A Miocene volcanic pipe that cuts Cretaceous granodiorite is exposed in the central Sierra Nevada near the town of Big Creek, California. The volcanic magma began its ascent from a mantle source as an alkalic basalt but was extensively contaminated by incorporation and assimilation of silicic plutonic rocks during ascent, resulting in a "pseudo-andesitic" composition. The conduit cut through the entire thickness of the Sierra Nevada batholith, as well as the underlying lower crust and upper mantle, and the magma entrained a diverse, polygenetic assemblage of igneous and metamorphic xenoliths, including peridotites, eclogites and granulites, schists and hornfels, and gabbroids and granitoids. Some xenoliths of the high-grade metamorphic xenolith group are of particular interest in elucidating the nature of the uppermost mantle and crust beneath the Sierra Nevada.

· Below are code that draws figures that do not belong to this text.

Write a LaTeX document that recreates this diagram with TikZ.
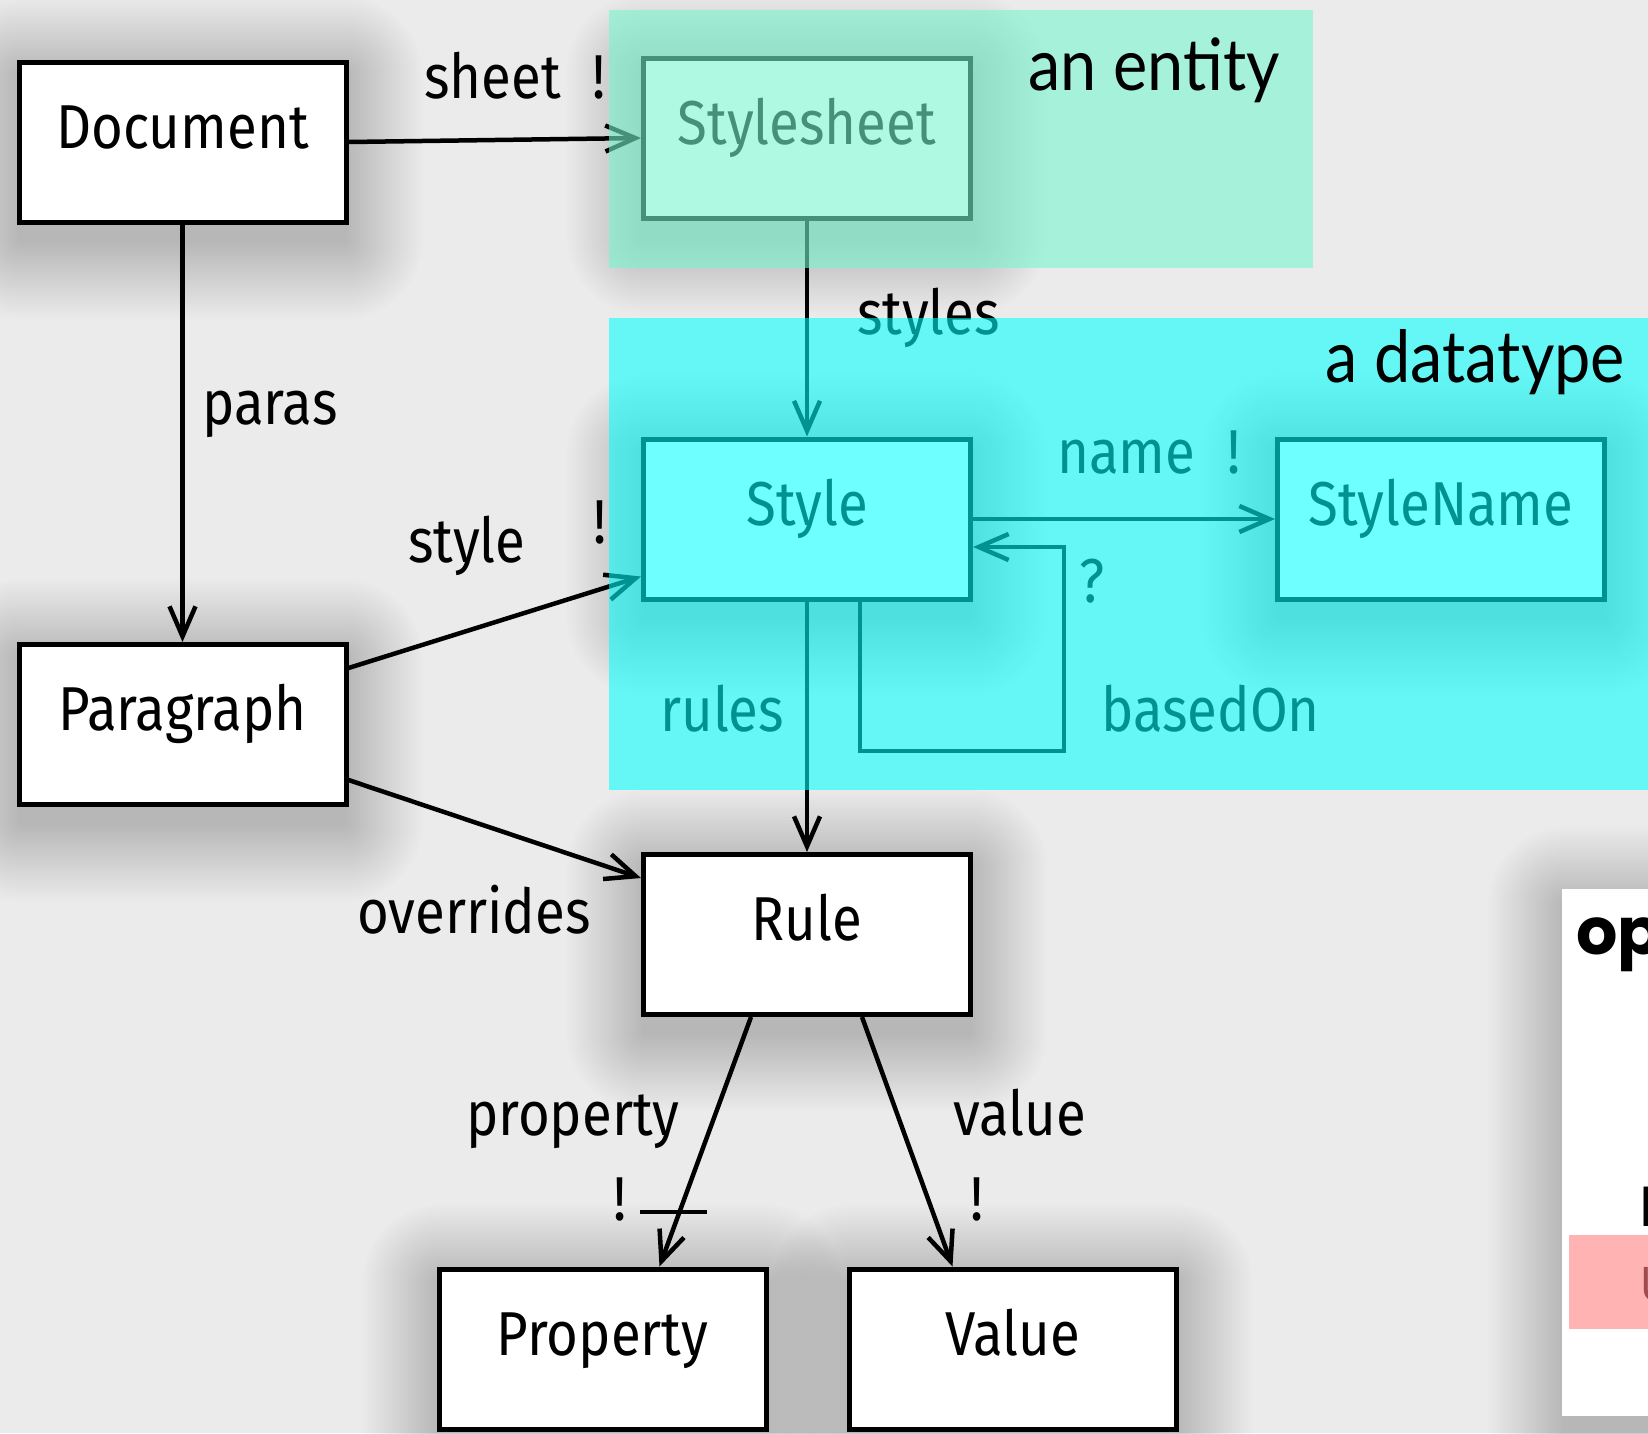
\documentclass[tikz,border=0pt]{standalone}
\usepackage{fontspec}
\setmainfont{Fira Sans}[FakeStretch=0.88]
\newfontfamily\regionfont{Lato}[FakeStretch=0.9]
\newfontfamily\panelfont{Poppins}
\usetikzlibrary{arrows.meta,calc}
\pgfdeclarelayer{bglayer}
\pgfdeclarelayer{shadowlayer}
\pgfsetlayers{bglayer,shadowlayer,main}
\definecolor{bg}{HTML}{EBEBEB}
\definecolor{pinkbar}{HTML}{FFB3B3}
\definecolor{darkred}{HTML}{A04C4C}
\definecolor{entitycol}{RGB}{119,246,207}
\definecolor{datacol}{RGB}{0,255,255}
\newcommand{\labfont}{\fontsize{62pt}{70pt}\selectfont}
\newcommand{\softshadow}[1]{%
  \begin{pgfonlayer}{shadowlayer}
  \foreach \i [evaluate=\i as \r using 3*\i] in {1,...,26}{
    \fill[black, fill opacity=0.006, rounded corners=\r pt]
      ($(#1.south west)+(-3*\i+4,3*\i+16)$) rectangle ($(#1.north east)+(3*\i-4,-3*\i+16)$);
  }
  \end{pgfonlayer}}
\tikzset{
  umlbox/.style={draw=black, line width=5pt, fill=white, minimum width=327pt, minimum height=160pt,
    inner sep=0pt, text height=40pt, text depth=28pt, font=\labfont},
  conn/.style={draw=black, line width=4.5pt, -{Straight Barb[length=30pt,width=26pt]}},
  plainline/.style={draw=black, line width=4.5pt},
  lbl/.style={font=\labfont, inner sep=0pt},
  region/.style={fill opacity=#1, draw=none},
}
\begin{document}
\begin{tikzpicture}[x=1pt,y=-1pt]
\useasboundingbox (0,0) rectangle (1648,1433);
\begin{pgfonlayer}{bglayer}
\fill[bg] (0,0) rectangle (1648,1433);
\end{pgfonlayer}

% right-hand panel (cut off)
\node[fill=white, inner sep=0pt, minimum width=138pt, minimum height=527pt] (panel) at (1631,1152.5) {};
\softshadow{panel}
\coordinate (pinkA) at (1569,1235);
\coordinate (pinkB) at (1700,1329);
\fill[pinkbar] (pinkA) rectangle (pinkB);
\node[anchor=base west, inner sep=0pt, font=\panelfont\bfseries\fontsize{65pt}{72pt}\selectfont] (ophead) at (1576,954) {op};
\node[anchor=base west, inner sep=0pt, font=\panelfont\fontsize{72pt}{80pt}\selectfont] (panelln) at (1638,1226) {n};
\node[anchor=base west, inner sep=0pt, text=darkred, font=\fontsize{48pt}{56pt}\selectfont] (panelu) at (1640,1300) {U};

% boxes
\node[umlbox] (doc)   at (182.5,142)  {Document};
\node[umlbox] (ss)    at (807,138)    {Stylesheet};
\node[umlbox] (style) at (807,519)    {Style};
\node[umlbox] (sn)    at (1441,519)   {StyleName};
\node[umlbox] (para)  at (182.5,724.5){Paragraph};
\node[umlbox] (rule)  at (807,934.5)  {Rule};
\node[umlbox] (prop)  at (602.5,1349) {Property};
\node[umlbox] (val)   at (1012.5,1349){Value};
\foreach \b in {doc,ss,style,sn,para,rule,prop,val}{\softshadow{\b}}

% connectors
\draw[conn] (doc.east) -- (ss.west);
\draw[conn] (doc.south) -- (para.north);
\draw[conn] (ss.south) -- (style.north);
\draw[conn] ($(para.north east)+(0,26)$) -- ($(style.south west)+(0,-25)$);
\draw[conn] ($(para.south east)+(0,-27)$) -- ($(rule.north west)+(0,26)$);
\draw[conn] (style.east) -- (sn.west);
\coordinate (loopc) at (1064,751);
\draw[conn] ($(style.south west)+(219,0)$) |- (loopc) |- ($(style.east)+(0,28)$);
\draw[conn] (style.south) -- (rule.north);
\draw[conn] ($(rule.south west)+(110,0)$) -- ($(prop.north west)+(223,0)$);
\draw[conn] ($(rule.south west)+(221,0)$) -- ($(val.north west)+(106,0)$);
\coordinate (tk1) at (640,1212);
\coordinate (tk2) at (707,1212);
\draw[plainline] (tk1) -- (tk2);

% labels
\node[lbl, anchor=base west] (lsheet) at (424,98) {sheet};
\node[lbl, anchor=base] (lsheetx) at (599,98) {!};
\node[lbl, anchor=base west] (lparas) at (202,424) {paras};
\node[lbl, anchor=base west] (lstyles) at (857,334) {styles};
\node[lbl, anchor=base west] (lstyle) at (408,562) {style};
\node[lbl, anchor=base] (lstylex) at (600,543) {!};
\node[lbl, anchor=base west] (loverrides) at (357,933) {overrides};
\node[lbl, anchor=base west] (lname) at (1057,473) {name};
\node[lbl, anchor=base] (lnamex) at (1234,473) {!};
\node[lbl, anchor=base] (lq) at (1092,602) {?};
\node[lbl, anchor=base west] (lrules) at (660,731) {rules};
\node[lbl, anchor=base west] (lbased) at (1101,731) {basedOn};
\node[lbl, anchor=base west] (lprop) at (466,1135) {property};
\node[lbl, anchor=base] (lpropx) at (620,1220) {!};
\node[lbl, anchor=base west] (lvalue) at (953,1135) {value};
\node[lbl, anchor=base] (lvaluex) at (977,1220) {!};

% translucent regions
\fill[region=0.59, entitycol] (609,10) rectangle (1313,268);
\fill[region=0.57, datacol] (609,318) rectangle (1700,790);
\node[anchor=base east, inner sep=0pt, font=\regionfont\fontsize{72pt}{80pt}\selectfont] (entity) at (1280,90) {an entity};
\node[anchor=base east, inner sep=0pt, font=\regionfont\fontsize{72pt}{80pt}\selectfont] (datatype) at (1625,382) {a datatype};
\end{tikzpicture}
\end{document}
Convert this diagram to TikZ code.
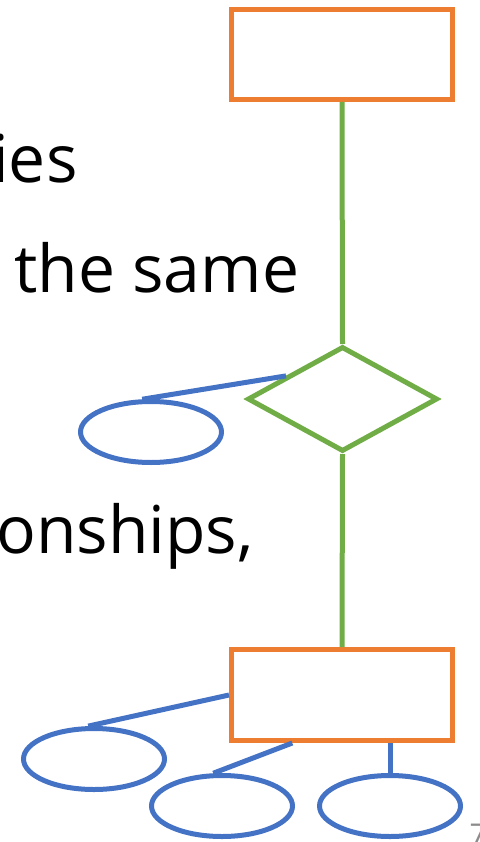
\documentclass[tikz,border=0pt]{standalone}
\usepackage{fontspec}
\setmainfont{Open Sans}
\usetikzlibrary{positioning, calc, shapes.geometric}
\definecolor{entc}{HTML}{ED7D31}
\definecolor{relc}{HTML}{70AD47}
\definecolor{attc}{HTML}{4472C4}
\definecolor{muted}{HTML}{8C8C8C}

\begin{document}
\begin{tikzpicture}[x=1pt, y=-1pt, line width=5pt,
    entbox/.style={draw=entc, minimum width=221pt, inner sep=0pt},
    attr/.style={draw=attc, ellipse, minimum width=141pt, minimum height=61pt, inner sep=0pt},
    txt/.style={inner sep=0pt, font=\fontsize{66}{79}\selectfont}]
      \useasboundingbox (0,0) rectangle (479,842);
      % slide text, cut at the left edge
      \node[txt, anchor=base east] (t1) at (80,183) {ies};
      \node[txt, anchor=base west] (t2) at (12,292) {the same};
      \node[txt, anchor=base east] (t3) at (256,553) {onships,};
      % the diagram
      \node[entbox, minimum height=90pt] (top) at (342,54.5) {};
      \node[draw=relc, diamond, minimum width=190pt, minimum height=105pt, aspect=1.8, inner sep=0pt] (rel) at (342.5,399) {};
      \node[entbox, minimum height=91pt] (ent) at (342,695) {};
      \node[attr] (a0) at (151,432) {};
      \node[attr] (a1) at (94,759) {};
      \node[attr] (a2) at (222,806) {};
      \node[attr] (a3) at (390,806) {};
      \draw[relc] (top.south) -- (rel.north);
      \draw[relc] (rel.south) -- (ent.north);
      \draw[attc] ($(rel.west)!0.42!(rel.north)$) -- (a0.105);
      \draw[attc] (ent.west) -- (a1.100);
      \draw[attc] ($(ent.south west)!0.28!(ent.south east)$) -- (a2.105);
      \draw[attc] (ent.south -| a3.north) -- (a3.north);
      \node[anchor=base west, inner sep=0pt, text=muted, font=\fontsize{30}{36}\selectfont] (pg) at (467,845) {7};
    \end{tikzpicture}
\end{document}
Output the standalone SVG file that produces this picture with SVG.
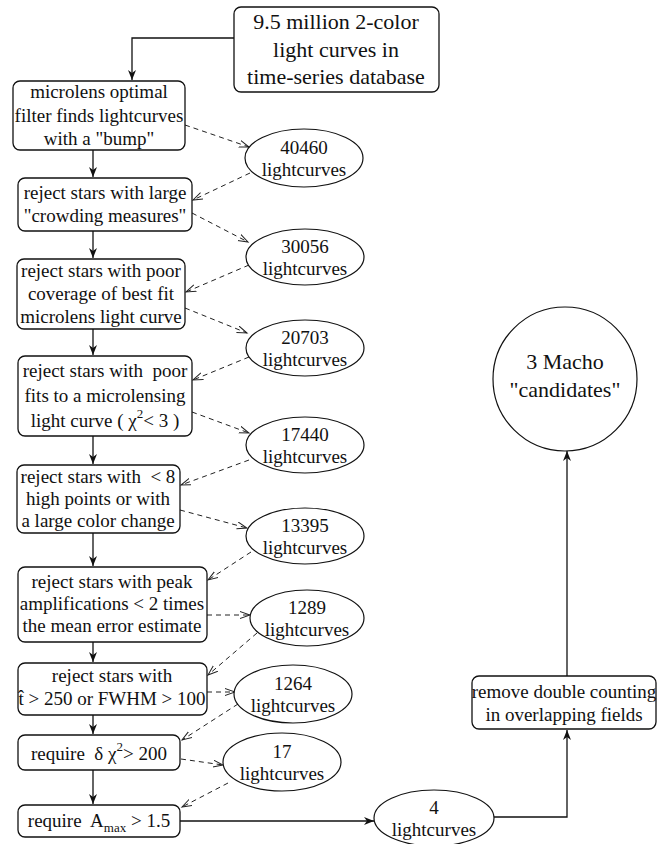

Garnet granulites, the most abundant rock type of the mafic high-grade metamorphic assemblage, and eclogites are restricted to the central area of the pipe. These xenoliths are essentially bimineralic, consisting of colorless to pale green clinopyroxene and garnet; eclogites contain brilliant emerald green clinopyroxene. The clinopyroxenes, which have a broad range of compostions [Mg/ (Mg + Fe) = 0.45-0.90], have a >20% jadeite component in eclogites. Garnets also have a range of compositions [Mg/(Mg + Fe) = 0.30-0.70], with those from eclogites being the most Fe rich. One of the xenoliths contains Ca-rich garnet (grs + adr > 90%). Feldspathic granulites contain plagioclase of An45-70, and some lack garnet. Hornblende occurs in some granulites, and a few amphibolites are present.
Likely protoliths are ocean-floor basalts for the eclogites and Precambrian limestone for the grossular-clinopyroxene rock. The Big Creek xenoliths attest to the former presence of subducted oceanic lithosphere beneath the western Sierra Nevada.